The holes in the restrictor plate being reduced from 56/64th to 55/64ths of an inch. People expect this rule to get get 12 to 14 less horse power from the engines. At the time the flip happened, Jammie almost went 204 mile per hour at Talladega.
 

MinnieM123

Well-Known Member
It is confirmed that Matt is back with Roush and announced a new sponsorship. Mark Martin introduced Matt Kenseth during the press conference.
What caught my attention here was Mark Martin doing the introduction.

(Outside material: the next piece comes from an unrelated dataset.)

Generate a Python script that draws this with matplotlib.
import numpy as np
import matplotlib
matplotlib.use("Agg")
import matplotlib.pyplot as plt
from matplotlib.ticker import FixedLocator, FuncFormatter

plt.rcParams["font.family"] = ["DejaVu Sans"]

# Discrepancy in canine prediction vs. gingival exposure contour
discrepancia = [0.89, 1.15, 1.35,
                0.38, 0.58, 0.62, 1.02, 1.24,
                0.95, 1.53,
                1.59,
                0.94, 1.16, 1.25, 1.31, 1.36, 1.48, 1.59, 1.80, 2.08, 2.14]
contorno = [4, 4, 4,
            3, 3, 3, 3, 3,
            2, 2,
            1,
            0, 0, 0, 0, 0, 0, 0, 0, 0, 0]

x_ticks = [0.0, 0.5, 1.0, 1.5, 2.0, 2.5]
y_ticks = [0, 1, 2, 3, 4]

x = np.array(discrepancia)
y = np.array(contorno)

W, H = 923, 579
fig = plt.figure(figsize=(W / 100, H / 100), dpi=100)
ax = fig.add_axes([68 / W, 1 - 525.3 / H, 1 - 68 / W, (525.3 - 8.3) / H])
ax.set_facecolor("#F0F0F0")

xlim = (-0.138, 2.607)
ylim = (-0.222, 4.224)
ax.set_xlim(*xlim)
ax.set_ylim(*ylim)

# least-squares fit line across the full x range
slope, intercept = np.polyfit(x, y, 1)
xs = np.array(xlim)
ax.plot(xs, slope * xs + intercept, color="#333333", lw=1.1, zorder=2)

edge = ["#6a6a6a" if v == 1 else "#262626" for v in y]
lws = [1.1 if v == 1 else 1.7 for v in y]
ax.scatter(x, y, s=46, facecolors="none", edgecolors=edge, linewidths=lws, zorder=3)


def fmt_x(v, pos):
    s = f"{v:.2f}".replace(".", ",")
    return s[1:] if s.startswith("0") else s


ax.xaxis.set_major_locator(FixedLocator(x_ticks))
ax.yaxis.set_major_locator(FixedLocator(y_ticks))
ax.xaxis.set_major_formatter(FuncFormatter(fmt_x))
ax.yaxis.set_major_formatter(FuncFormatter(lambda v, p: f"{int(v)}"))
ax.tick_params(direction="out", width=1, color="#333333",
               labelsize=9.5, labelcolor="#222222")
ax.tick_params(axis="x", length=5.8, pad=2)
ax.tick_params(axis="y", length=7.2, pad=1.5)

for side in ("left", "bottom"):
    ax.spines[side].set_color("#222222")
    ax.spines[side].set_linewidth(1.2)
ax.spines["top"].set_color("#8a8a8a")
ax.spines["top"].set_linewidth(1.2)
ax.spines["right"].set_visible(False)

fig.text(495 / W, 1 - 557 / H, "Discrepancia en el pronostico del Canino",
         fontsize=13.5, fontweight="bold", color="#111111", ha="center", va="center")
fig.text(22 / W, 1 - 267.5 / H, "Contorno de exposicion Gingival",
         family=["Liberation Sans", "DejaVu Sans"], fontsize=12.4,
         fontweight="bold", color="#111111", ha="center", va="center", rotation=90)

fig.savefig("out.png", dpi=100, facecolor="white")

Haven't seen Mark (on TV, etc.) much since he retired, and it was nice just to read that he's still involved in some way, in racing.

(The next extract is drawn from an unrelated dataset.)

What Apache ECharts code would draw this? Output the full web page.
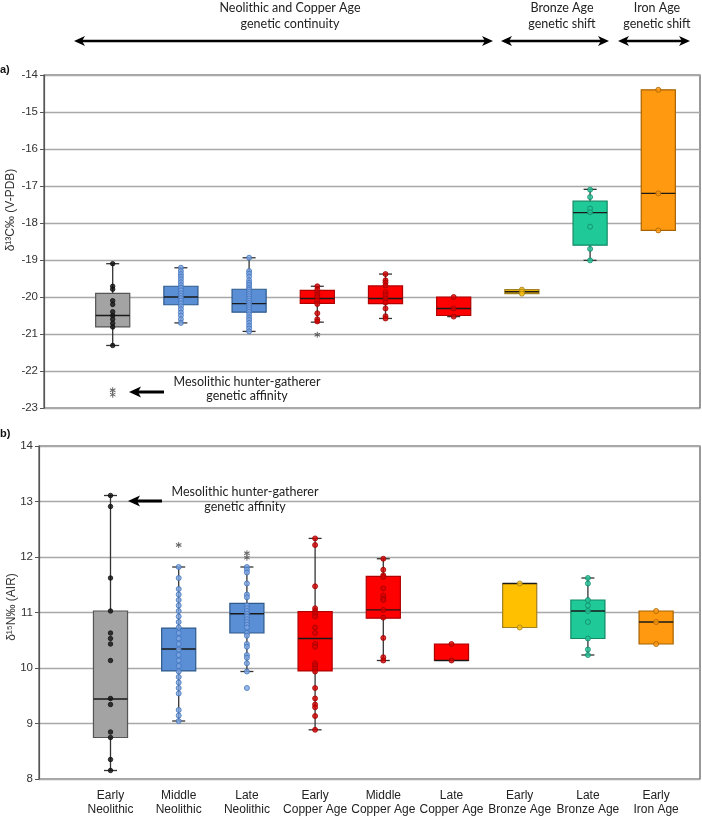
<!DOCTYPE html>
<html>
<head>
<meta charset="utf-8">
<script src="https://cdn.jsdelivr.net/npm/echarts@6/dist/echarts.min.js"></script>
<style>
html,body{margin:0;padding:0;background:#fff;}
#chart{width:702px;height:817px;}
</style>
</head>
<body>
<div id="chart"></div>
<script>
// ---------------- DATA ----------------
const categories = ['Early\nNeolithic','Middle\nNeolithic','Late\nNeolithic','Early\nCopper Age','Middle\nCopper Age','Late\nCopper Age','Early\nBronze Age','Late\nBronze Age','Early\nIron Age'];

// δ13C boxes: [min, Q1, median, Q3, max]
const c13Box = [
  [-21.31, -20.81, -20.50, -19.90, -19.10],
  [-20.70, -20.21, -20.00, -19.71, -19.21],
  [-20.93, -20.41, -20.18, -19.79, -18.94],
  [-20.68, -20.17, -20.04, -19.82, -19.71],
  [-20.58, -20.18, -20.04, -19.70, -19.38],
  [-20.53, -20.50, -20.31, -20.00, -20.00],
  [-19.91, -19.91, -19.86, -19.80, -19.80],
  [-19.01, -18.60, -17.72, -17.41, -17.09],
  [-18.20, -18.20, -17.20, -14.40, -14.40]
];
const c13Points = [
  [-19.10,-19.71,-19.79,-20.10,-20.20,-20.40,-20.50,-20.60,-20.71,-20.81,-21.31],
  [-19.21,-19.30,-19.38,-19.45,-19.52,-19.60,-19.68,-19.75,-19.82,-19.90,-19.97,-20.03,-20.10,-20.17,-20.25,-20.33,-20.42,-20.50,-20.60,-20.70],
  [-18.94,-19.30,-19.37,-19.45,-19.55,-19.62,-19.68,-19.75,-19.80,-19.86,-19.92,-19.98,-20.04,-20.10,-20.16,-20.22,-20.28,-20.34,-20.40,-20.47,-20.55,-20.62,-20.70,-20.78,-20.85,-20.93],
  [-19.71,-19.80,-19.88,-19.94,-20.00,-20.10,-20.19,-20.44,-20.60,-20.66],
  [-19.38,-19.55,-19.61,-19.69,-19.87,-19.95,-20.04,-20.15,-20.31,-20.52,-20.58],
  [-20.00,-20.31,-20.53],
  [-19.80,-19.85,-19.91],
  [-17.10,-17.30,-17.61,-17.71,-18.10,-18.70,-19.01],
  [-14.40,-17.20,-18.20]
];
const c13Outliers = [[0,-22.52],[0,-22.64],[3,-21.02]];

// δ15N boxes: [min, Q1, median, Q3, max]
const n15Box = [
  [8.10, 8.70, 9.40, 11.00, 13.10],
  [9.00, 9.91, 10.31, 10.69, 11.80],
  [9.90, 10.60, 10.95, 11.14, 11.80],
  [8.84, 9.91, 10.50, 10.99, 12.32],
  [10.10, 10.87, 11.02, 11.63, 11.95],
  [10.10, 10.10, 10.10, 10.40, 10.40],
  [10.70, 10.70, 11.50, 11.50, 11.50],
  [10.20, 10.50, 11.00, 11.20, 11.60],
  [10.40, 10.40, 10.80, 11.00, 11.00]
];
const n15Points = [
  [13.10,12.90,11.60,11.00,10.60,10.50,10.40,10.10,9.41,9.30,8.80,8.70,8.30,8.10],
  [11.80,11.60,11.40,11.30,11.20,11.10,11.00,10.90,10.80,10.70,10.60,10.50,10.40,10.30,10.20,10.10,10.00,9.90,9.80,9.70,9.60,9.50,9.20,9.10,9.00],
  [11.80,11.75,11.70,11.50,11.30,11.25,11.10,11.05,11.00,10.95,10.90,10.85,10.80,10.75,10.70,10.60,10.55,10.40,10.35,10.20,10.15,10.05,9.90,9.60],
  [12.32,12.20,11.45,11.05,11.00,10.95,10.90,10.70,10.60,10.40,10.35,10.05,10.00,9.95,9.90,9.60,9.41,9.30,9.25,9.09,8.84],
  [11.95,11.75,11.65,11.62,11.41,11.28,11.22,11.20,11.02,10.88,10.51,10.16,10.10],
  [10.40,10.10],
  [11.50,10.70],
  [11.60,11.50,11.20,11.10,11.00,10.80,10.50,10.30,10.20],
  [11.00,10.80,10.40]
];
const n15Outliers = [[1,12.20],[2,12.05],[2,11.97]];

const c13Ticks = {min:-23, max:-14, interval:1};
const n15Ticks = {min:8, max:14, interval:1};

// ---------------- STYLES ----------------
const boxFill   = ['#a3a3a3','#5a8fd6','#5a8fd6','#ff0000','#ff0000','#ff0000','#ffc000','#1fc998','#ff9a10'];
const boxStroke = ['#555555','#2e5a8a','#2e5a8a','#b00000','#b00000','#b00000','#a08020','#138a66','#a86200'];
const ptFill    = ['#111111','#7fa8e4','#7fa8e4','#d80000','#d80000','#d80000','#ffc000','#22c99a','#ff9a10'];
const ptStroke  = ['#111111','#3f72bb','#3f72bb','#a00000','#a00000','#a00000','#a08020','#13876a','#a86200'];
const ptSize    = [4.5,5,5,5,5,5,5,5,5];

const FONT_TXT = 'Lato, "Open Sans", sans-serif';
const FONT_AX = '"Liberation Sans", Arial, sans-serif';
const FONT_CAT = '"Liberation Sans Narrow", "Liberation Sans", Arial, sans-serif';
const ASTERISK = 'path://M-0.8,-5L0.8,-5L0.8,5L-0.8,5Z M3.93,-3.19L4.73,-1.81L-3.93,3.19L-4.73,1.81Z M-4.73,-1.81L-3.93,-3.19L4.73,1.81L3.93,3.19Z';

function renderBox(params, api) {
  const i = api.value(0);
  const pMin = api.coord([i, api.value(1)]);
  const pQ1 = api.coord([i, api.value(2)]);
  const pMed = api.coord([i, api.value(3)]);
  const pQ3 = api.coord([i, api.value(4)]);
  const pMax = api.coord([i, api.value(5)]);
  const bw = api.size([1, 0])[0] * 0.5;
  const cw = 13;
  const x = pMed[0];
  const children = [];
  children.push({type:'line', shape:{x1:x, y1:pMin[1], x2:x, y2:pMax[1]}, style:{stroke:'#333', lineWidth:1.3}});
  if (pMin[1] - pQ1[1] > 0.5) children.push({type:'line', shape:{x1:x-cw/2, y1:pMin[1], x2:x+cw/2, y2:pMin[1]}, style:{stroke:'#333', lineWidth:1.3}});
  if (pQ3[1] - pMax[1] > 0.5) children.push({type:'line', shape:{x1:x-cw/2, y1:pMax[1], x2:x+cw/2, y2:pMax[1]}, style:{stroke:'#333', lineWidth:1.3}});
  children.push({type:'rect', shape:{x:x-bw/2, y:pQ3[1], width:bw, height:Math.max(pQ1[1]-pQ3[1], 1)}, style:{fill:boxFill[i], stroke:boxStroke[i], lineWidth:1.2}});
  children.push({type:'line', shape:{x1:x-bw/2, y1:pMed[1], x2:x+bw/2, y2:pMed[1]}, style:{stroke:'#1a1a1a', lineWidth:1.4}});
  return {type:'group', children};
}

function boxData(boxes) { return boxes.map((b, i) => [i].concat(b)); }
function pointData(points) {
  const out = [];
  points.forEach((arr, i) => arr.forEach(v => out.push({
    value:[i, v], symbolSize: ptSize[i],
    itemStyle:{color: ptFill[i], borderColor: ptStroke[i], borderWidth: 1}
  })));
  return out;
}

function frameY(idx, t) {
  return {gridIndex: idx, type:'value', min:t.min, max:t.max, interval:t.interval,
    axisLine:{show:true, lineStyle:{color:'#555', width:1.2}},
    axisTick:{show:true, length:4, lineStyle:{color:'#555'}},
    axisLabel:{fontFamily:FONT_AX, fontSize:11.5, color:'#333', margin:6},
    splitLine:{show:true, lineStyle:{color:'#a8a8a8', width:1.3}}};
}
function hiddenY(idx, t) { return {gridIndex: idx, type:'value', min:t.min, max:t.max, show:false}; }

function dblArrow(x1, x2, y) {
  return [
    {type:'line', z:100, shape:{x1:x1+6, y1:y, x2:x2-6, y2:y}, style:{stroke:'#000', lineWidth:2.6}},
    {type:'polygon', z:100, shape:{points:[[x1,y],[x1+11,y-5],[x1+8,y],[x1+11,y+5]]}, style:{fill:'#000'}},
    {type:'polygon', z:100, shape:{points:[[x2,y],[x2-11,y-5],[x2-8,y],[x2-11,y+5]]}, style:{fill:'#000'}}
  ];
}
function leftArrow(tip, tail, y) {
  return [
    {type:'line', z:100, shape:{x1:tip+6, y1:y, x2:tail, y2:y}, style:{stroke:'#000', lineWidth:3}},
    {type:'polygon', z:100, shape:{points:[[tip,y],[tip+12,y-5.5],[tip+9,y],[tip+12,y+5.5]]}, style:{fill:'#000'}}
  ];
}
function txt(x, y, text, opt) {
  return {type:'text', z:100, x, y, style:Object.assign({text, fill:'#222', font:'12.5px ' + FONT_TXT, textAlign:'center', textVerticalAlign:'middle', lineHeight:16}, opt || {})};
}

const graphics = [].concat(
  [txt(290, 16, 'Neolithic and Copper Age\ngenetic continuity'),
   txt(562, 16, 'Bronze Age\ngenetic shift'),
   txt(657, 16, 'Iron Age\ngenetic shift')],
  dblArrow(74, 493, 41), dblArrow(501, 609, 41), dblArrow(618, 690, 41),
  [txt(247, 388.5, 'Mesolithic hunter-gatherer\ngenetic affinity', {lineHeight:14})],
  leftArrow(129, 164, 392),
  [txt(245, 499.5, 'Mesolithic hunter-gatherer\ngenetic affinity', {lineHeight:15})],
  leftArrow(128, 162, 501),
  [{type:'text', z:100, x:0, y:70, style:{text:'a)', font:'bold 11px ' + FONT_AX, fill:'#111', textVerticalAlign:'middle'}},
   {type:'text', z:100, x:0, y:434, style:{text:'b)', font:'bold 11px ' + FONT_AX, fill:'#111', textVerticalAlign:'middle'}},
   {type:'text', z:100, x:11, y:210, rotation:Math.PI/2, style:{text:'δ¹³C‰ (V-PDB)', font:'12px ' + FONT_AX, fill:'#333', textAlign:'center', textVerticalAlign:'middle'}},
   {type:'text', z:100, x:12, y:607, rotation:Math.PI/2, style:{text:'δ¹⁵N‰ (AIR)', font:'12px ' + FONT_AX, fill:'#333', textAlign:'center', textVerticalAlign:'middle'}}]
);

const chart = echarts.init(document.getElementById('chart'), null, {renderer:'canvas'});
chart.setOption({
  animation:false,
  backgroundColor:'#fff',
  grid:[
    {left:44, right:2, top:75, height:333, show:true, borderColor:'#555', borderWidth:1.2, backgroundColor:'transparent'},
    {left:78.6, width:613.8, top:75, height:333, show:false},
    {left:39, right:2, top:446, height:333, show:true, borderColor:'#555', borderWidth:1.2, backgroundColor:'transparent'},
    {left:76.4, width:613.8, top:446, height:333, show:false}
  ],
  xAxis:[
    {gridIndex:0, type:'value', min:0, max:1, show:false},
    {gridIndex:1, type:'category', data:categories, show:false},
    {gridIndex:2, type:'value', min:0, max:1, show:false},
    {gridIndex:3, type:'category', data:categories,
      axisLine:{show:false}, axisTick:{show:false}, splitLine:{show:false},
      axisLabel:{show:true, interval:0, margin:13, fontFamily:FONT_CAT, fontSize:12, lineHeight:14, color:'#222'}}
  ],
  yAxis:[frameY(0, c13Ticks), hiddenY(1, c13Ticks), frameY(2, n15Ticks), hiddenY(3, n15Ticks)],
  series:[
    {type:'custom', xAxisIndex:1, yAxisIndex:1, renderItem:renderBox, data:boxData(c13Box), z:2, encode:{x:0, y:[1,2,3,4,5]}},
    {type:'scatter', xAxisIndex:1, yAxisIndex:1, data:pointData(c13Points), z:3, symbol:'circle'},
    {type:'scatter', xAxisIndex:1, yAxisIndex:1, data:c13Outliers, z:3, symbol:ASTERISK, symbolSize:6, itemStyle:{color:'#444'}},
    {type:'custom', xAxisIndex:3, yAxisIndex:3, renderItem:renderBox, data:boxData(n15Box), z:2, encode:{x:0, y:[1,2,3,4,5]}},
    {type:'scatter', xAxisIndex:3, yAxisIndex:3, data:pointData(n15Points), z:3, symbol:'circle'},
    {type:'scatter', xAxisIndex:3, yAxisIndex:3, data:n15Outliers, z:3, symbol:ASTERISK, symbolSize:6, itemStyle:{color:'#444'}}
  ],
  graphic:graphics
});
</script>
</body>
</html>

As for the ARCA news, I'm sure it's some sort of lucrative deal for NASCAR. Although I'm not familiar with ARCA, I do prefer having various separate entities out there, not just one huge organization such as NASCAR. I don't know how good it will be for racing, with this new development.
 

wdwfan4ver

Well-Known Member
As for the ARCA news, I'm sure it's some sort of lucrative deal for NASCAR. Although I'm not familiar with ARCA, I do prefer having various separate entities out there, not just one huge organization such as NASCAR. I don't know how good it will be for racing, with this new development.
I heard of the person who played a major factor of NASCAR getting ARCA.

Jim France played a big role in this and he was responsible for buying the American Le mans Series. The American Lemans series is a sports car road racing series. Jim France is the Vice President of NASCAR, but sports car racing is the first thing I think of him.

Jim France is the youngest son of NASCAR founder "big Bill" France and is the uncle to Brian France. He is a behind the scenes type of a person.

Jim France Founded the Grand-Am road racing and he bought the America Le Mans series. He merged the two series.
 

wdwfan4ver

Well-Known Member
There is a good amount of news. Xfinity series Telladega winner Spencer Gallagher failed NASCAR's substance abuse policy and is suspended indefinitely. He is being enrolled in NASCAR's Road to Recovery program. Johnny Sauter is going to replace him for Dover. NASCAR is not giving Gallagher a playoff waiver if he gets reinstated this season.

The other news is Richard Petty Motorsports is going to be sponsored by World Wide Technology for 6 races this year starting with Kansas on May 12th. Additional races with the Sponsorship are Sonoma Raceway, June 24; Indianapolis Motor Speedway, September 9; Las Vegas Motor Speedway, September 16; Charlotte Motor Speedway, September 30 and Dover International Speedway on October 7.